In the depths of Antarctic ice sheets, radar signals are revealing secrets locked away for tens of thousands of years—whispers of how ancient climate shifts reshaped the frozen continent and clues that could transform our ability to predict rising seas. Researchers from the University of St Andrews have developed a technique called radar polarimetry to decode these frozen messages, examining how ice crystals align and shift over time, offering unprecedented insight into both Earth's past and the planet's watery future.
Imagine ice as a time capsule. Every snowflake that falls on Antarctica is compressed and transformed over centuries, preserving not just frozen water but a record of how the ice behaved under the climates of millennia past. Radar polarimetry works by sending signals with different antenna orientations into glaciers and ice sheets, measuring the subtle ways these signals bounce back differently depending on the orientation of ice crystals—a property called crystal fabric. This crystal orientation profoundly influences how ice flows, and ice flow is the crucial variable in predicting how much ice will leave the continents and raise sea levels in decades to come.
What makes this breakthrough significant is how invisible these clues would otherwise remain. Dr. T.J. Young, a lead author from the School of Geography and Sustainable Development, explained the power of the approach: "The methodological and technological advances that we've been seeing in polarimetric radar over the past decade have been so exciting in that it shines a light on to clues that reveal how glaciers have behaved in the past, that were otherwise invisible to other geophysical imaging techniques."
The technique works backward and forward simultaneously. By detecting shifts in crystal alignment, scientists can reconstruct how ice flowed during major climate events in Earth's history—essentially reading the autobiography written in frozen layers. At the same time, understanding how ice crystals responded to past climate changes allows researchers to model how they'll respond to future warming, refining projections of ice loss and sea-level rise with greater precision than ever before.
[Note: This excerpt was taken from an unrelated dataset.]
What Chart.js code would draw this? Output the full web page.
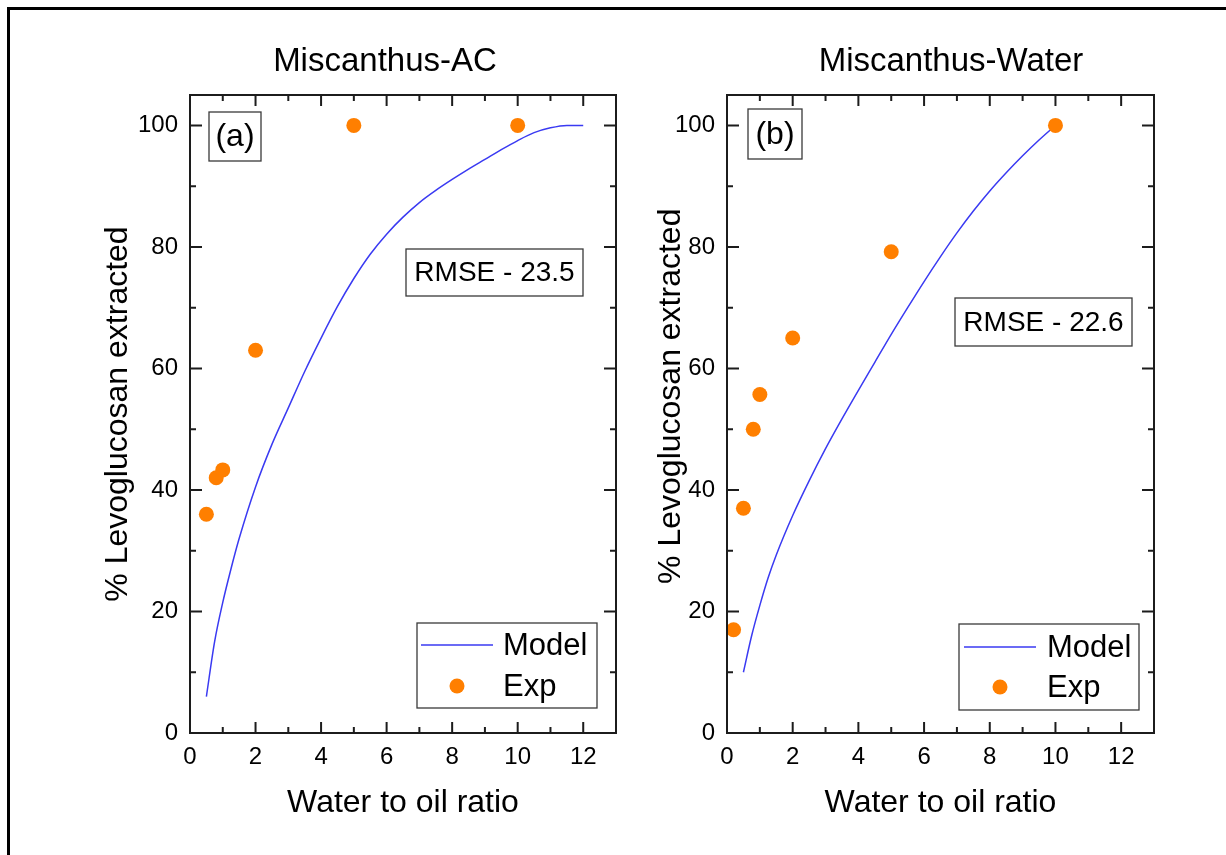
<!DOCTYPE html>
<html>
<head>
<meta charset="utf-8">
<script src="https://cdn.jsdelivr.net/npm/chart.js@4.4.1/dist/chart.umd.min.js"></script>
<style>
html, body { margin: 0; padding: 0; background: #fff; }
#wrap { position: relative; width: 1226px; height: 855px; overflow: hidden; background: #fff; }
#frame { position: absolute; left: 7px; top: 7px; width: 1300px; height: 900px; border-left: 3px solid #000; border-top: 3px solid #000; }
canvas { position: absolute; top: 0; }
</style>
</head>
<body>
<div id="wrap">
  <div id="frame"></div>
  <canvas id="chartA" width="640" height="855" style="left:0px"></canvas>
  <canvas id="chartB" width="666" height="855" style="left:560px"></canvas>
</div>
<script>
// (a) Miscanthus-AC
let modelRatioA = [0.5, 0.75, 1, 1.25, 1.5, 2, 2.5, 3, 3.5, 4, 4.5, 5, 5.5, 6, 6.5, 7, 7.5, 8, 8.5, 9, 9.5, 10, 10.5, 11, 11.5, 12];
let modelA = [6, 15, 21.5, 27, 32, 40.5, 47.5, 53.5, 59.5, 65, 70.2, 74.8, 78.8, 82.1, 84.9, 87.3, 89.3, 91.1, 92.8, 94.4, 96, 97.5, 98.8, 99.6, 100, 100];
let expRatioA = [0.5, 0.8, 1, 2, 5, 10];
let expA = [36, 42, 43.3, 63, 100, 100];

// (b) Miscanthus-Water
let modelRatioB = [0.5, 0.75, 1, 1.25, 1.5, 2, 2.5, 3, 3.5, 4, 4.5, 5, 5.5, 6, 6.5, 7, 7.5, 8, 8.5, 9, 9.5, 10];
let modelB = [10, 16, 21, 25.5, 29.3, 35.8, 41.5, 46.8, 51.7, 56.4, 61, 65.6, 70, 74.3, 78.4, 82.3, 85.9, 89.2, 92.2, 95, 97.6, 100];
let expRatioB = [0.2, 0.5, 0.8, 1, 2, 5, 10];
let expB = [17, 37, 50, 55.7, 65, 79.2, 100];

let xTicks = [0, 2, 4, 6, 8, 10, 12];
let yTicks = [0, 20, 40, 60, 80, 100];

const FONT = '"Liberation Sans", Arial, sans-serif';
const modelColor = '#3a3af2';
const expColor = '#ff7f00';

Chart.defaults.font.family = FONT;
Chart.defaults.color = '#000';

function pairs(xs, ys) {
  let out = [];
  for (let i = 0; i < xs.length; i++) out.push({x: xs[i], y: ys[i]});
  return out;
}

// frame, inward ticks, titles, tag, RMSE box and legend
const panelDeco = {
  id: 'panelDeco',
  afterDraw(chart, args, o) {
    const ctx = chart.ctx;
    const {left, right, top, bottom} = chart.chartArea;
    const sx = chart.scales.x, sy = chart.scales.y;
    const dx = o.dx;
    ctx.save();
    ctx.strokeStyle = '#1c1c1c';
    ctx.lineWidth = 2;
    ctx.strokeRect(left, top, right - left, bottom - top);

    let xMaj = sx.ticks.map(t => t.value);
    let yMaj = sy.ticks.map(t => t.value);
    let xMin = [], yMin = [];
    for (let i = 1; i < xMaj.length; i++) xMin.push((xMaj[i - 1] + xMaj[i]) / 2);
    for (let i = 1; i < yMaj.length; i++) yMin.push((yMaj[i - 1] + yMaj[i]) / 2);

    ctx.beginPath();
    xMaj.forEach(v => { let p = sx.getPixelForValue(v); ctx.moveTo(p, bottom); ctx.lineTo(p, bottom - 11); ctx.moveTo(p, top); ctx.lineTo(p, top + 11); });
    xMin.forEach(v => { let p = sx.getPixelForValue(v); ctx.moveTo(p, bottom); ctx.lineTo(p, bottom - 6); ctx.moveTo(p, top); ctx.lineTo(p, top + 6); });
    yMaj.forEach(v => { let p = sy.getPixelForValue(v); ctx.moveTo(left, p); ctx.lineTo(left + 12, p); ctx.moveTo(right, p); ctx.lineTo(right - 12, p); });
    yMin.forEach(v => { let p = sy.getPixelForValue(v); ctx.moveTo(left, p); ctx.lineTo(left + 6, p); ctx.moveTo(right, p); ctx.lineTo(right - 6, p); });
    ctx.stroke();

    ctx.fillStyle = '#000';
    ctx.textBaseline = 'middle';

    // panel title
    ctx.font = '33px ' + FONT;
    ctx.textAlign = 'center';
    ctx.fillText(o.title.text, o.title.x - dx, o.title.y);

    // boxes
    ctx.strokeStyle = '#3a3a3a';
    ctx.lineWidth = 1.3;
    [o.tag, o.rmse].forEach(b => {
      let [bx, by, bw, bh] = b.box;
      ctx.strokeRect(bx - dx, by, bw, bh);
      ctx.font = b.size + 'px ' + FONT;
      ctx.textAlign = 'center';
      ctx.fillText(b.text, bx - dx + bw / 2, by + bh / 2 + 1);
    });

    // legend
    let lg = o.legend;
    let [lx, ly, lw, lh] = lg.box;
    ctx.strokeRect(lx - dx, ly, lw, lh);
    let ds = chart.data.datasets;
    ctx.strokeStyle = ds[0].borderColor;
    ctx.lineWidth = ds[0].borderWidth;
    ctx.beginPath();
    ctx.moveTo(lg.lineX[0] - dx, lg.row1);
    ctx.lineTo(lg.lineX[1] - dx, lg.row1);
    ctx.stroke();
    ctx.fillStyle = ds[1].pointBackgroundColor;
    ctx.beginPath();
    ctx.arc(lg.markX - dx, lg.row2, ds[1].pointRadius, 0, Math.PI * 2);
    ctx.fill();
    ctx.fillStyle = '#000';
    ctx.font = '31px ' + FONT;
    ctx.textAlign = 'left';
    ctx.fillText(ds[0].label, lg.textX - dx, lg.row1 + 1);
    ctx.fillText(ds[1].label, lg.textX - dx, lg.row2 + 1);
    ctx.restore();
  }
};

function makeChart(id, modelX, modelY, expX, expY, layout, deco) {
  let ctx = document.getElementById(id).getContext('2d');
  return new Chart(ctx, {
    type: 'scatter',
    data: {
      datasets: [{
        label: 'Model',
        data: pairs(modelX, modelY),
        showLine: true,
        cubicInterpolationMode: 'monotone',
        borderColor: modelColor,
        borderWidth: 1.5,
        pointRadius: 0,
        fill: false,
        order: 1,
      }, {
        label: 'Exp',
        data: pairs(expX, expY),
        pointRadius: 7.5,
        pointBackgroundColor: expColor,
        pointBorderWidth: 0,
        backgroundColor: expColor,
        borderColor: expColor,
        order: 0,
      }],
    },
    options: {
      responsive: false,
      animation: false,
      events: [],
      devicePixelRatio: 1,
      layout: {padding: {top: 95, right: layout.padRight, left: 0, bottom: 0}},
      plugins: {
        legend: {display: false},
        tooltip: {enabled: false},
        panelDeco: deco,
      },
      scales: {
        x: {
          type: 'linear', min: 0, max: 13,
          afterBuildTicks: (s) => { s.ticks = xTicks.map(v => ({value: v})); },
          ticks: {padding: 10, font: {size: 24}, color: '#000', maxRotation: 0},
          grid: {display: false, drawTicks: false},
          border: {display: false},
          title: {display: true, text: 'Water to oil ratio', font: {size: 32}, color: '#000', padding: {top: 0, bottom: 33}},
          afterFit: (s) => { s.height = 122; },
        },
        y: {
          type: 'linear', min: 0, max: 105,
          afterBuildTicks: (s) => { s.ticks = yTicks.map(v => ({value: v})); },
          ticks: {padding: 12, font: {size: 24}, color: '#000'},
          grid: {display: false, drawTicks: false},
          border: {display: false},
          title: {display: true, text: layout.yTitle, font: {size: 32}, color: '#000', padding: {top: layout.yTitlePad, bottom: 0}},
          afterFit: (s) => { s.width = layout.yWidth; },
        },
      },
    },
    plugins: [panelDeco],
  });
}

makeChart('chartA', modelRatioA, modelA, expRatioA, expA,
  {padRight: 24, yWidth: 190, yTitlePad: 99, yTitle: '% Levoglucosan extracted'},
  {
    dx: 0,
    title: {text: 'Miscanthus-AC', x: 385, y: 62},
    tag: {text: '(a)', size: 32, box: [209, 112, 52, 49]},
    rmse: {text: 'RMSE - 23.5', size: 28, box: [406, 249, 177, 47]},
    legend: {box: [417, 623, 180, 85], lineX: [421, 493], row1: 645, row2: 686, markX: 457, textX: 503},
  });

makeChart('chartB', modelRatioB, modelB, expRatioB, expB,
  {padRight: 72, yWidth: 167, yTitlePad: 92, yTitle: '    % Levoglucosan extracted'},
  {
    dx: 560,
    title: {text: 'Miscanthus-Water', x: 951, y: 62},
    tag: {text: '(b)', size: 32, box: [748, 109, 54, 50]},
    rmse: {text: 'RMSE - 22.6', size: 28, box: [955, 298, 177, 48]},
    legend: {box: [959, 624, 180, 86], lineX: [964, 1036], row1: 647, row2: 687, markX: 1000, textX: 1047},
  });
</script>
</body>
</html>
Recent innovations have accelerated the field dramatically. The British Antarctic Survey's autonomous phase-sensitive radio echo sounder, or ApRES, has enabled researchers to deploy the technology more widely and efficiently. Yet the review paper, published in Reviews of Geophysics in 2025 and led by Benjamin H. Hills and colleagues, makes a larger call: for the scientific community to expand this still-small but rapidly growing field of inquiry.
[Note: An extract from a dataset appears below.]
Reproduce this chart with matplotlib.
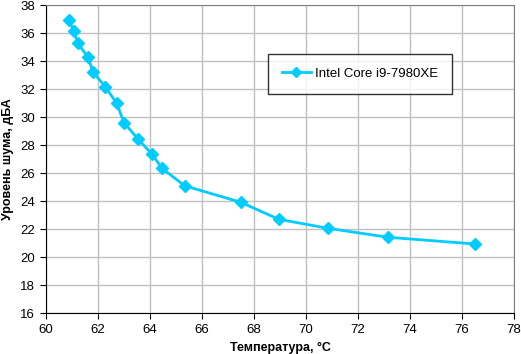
import matplotlib
matplotlib.use("Agg")
import matplotlib.pyplot as plt

temps = [60.88, 61.07, 61.23, 61.62, 61.81, 62.28, 62.72, 63.0, 63.54, 64.08, 64.46, 65.33,
         67.49, 68.96, 70.85, 73.15, 76.49]
noise = [36.93, 36.16, 35.26, 34.26, 33.21, 32.16, 30.98, 29.59, 28.43, 27.34, 26.34, 25.09,
         23.91, 22.69, 22.05, 21.41, 20.93]
series_name = "Intel Core i9-7980XE"
xticks = list(range(60, 80, 2))
yticks = list(range(16, 40, 2))

plt.rcParams['font.family'] = ['Liberation Sans', 'DejaVu Sans']
fig = plt.figure(figsize=(5.21, 3.54), dpi=100)
W, H = 521, 354
ax = fig.add_axes([46 / W, 1 - 313 / H, (514 - 46) / W, (313 - 5) / H])
color = '#00CCFF'
ax.plot(temps, noise, color=color, lw=2, marker='D', ms=6.5, mec=color, mfc=color,
        label=series_name, zorder=3)
ax.set_xlim(60, 78)
ax.set_ylim(16, 38)
ax.set_xticks(xticks)
ax.set_yticks(yticks)
ax.grid(True, color='#C0C0C0', lw=1)
ax.set_axisbelow(True)
for s in ['top', 'right']:
    ax.spines[s].set_color('#808080')
for s in ['left', 'bottom']:
    ax.spines[s].set_color('black')
ax.tick_params(axis='both', direction='out', length=4, labelsize=9.5, color='black', pad=4)
ax.tick_params(top=False, right=False)
ax.set_xlabel('Температура, °С', fontsize=9, fontweight='bold', labelpad=4)
ax.set_ylabel('Уровень шума, дБА', fontsize=9, fontweight='bold', labelpad=4)
leg = ax.legend(loc='upper left', bbox_to_anchor=((268 - 46) / 468, 1 - (54 - 5) / 308),
                borderaxespad=0, frameon=True, fancybox=False, edgecolor='black', fontsize=9.5,
                handlelength=2.2, handletextpad=0.3, borderpad=1.05, markerscale=0.8)
leg.get_frame().set_linewidth(1)
fig.savefig('out.png', dpi=100)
The implications stretch far beyond Earth's coastlines. Future airborne platforms and autonomous rovers will soon allow scientists to map ice properties across entire ice sheets. These advances promise not only to sharpen predictions of sea-level rise but to extend humanity's reach into the solar system, helping interpret ice dynamics on Mars and the icy moons orbiting Jupiter and Saturn—Europa among them. A technique born from studying Antarctic ice today may soon unlock secrets written in extraterrestrial ice millions of miles away.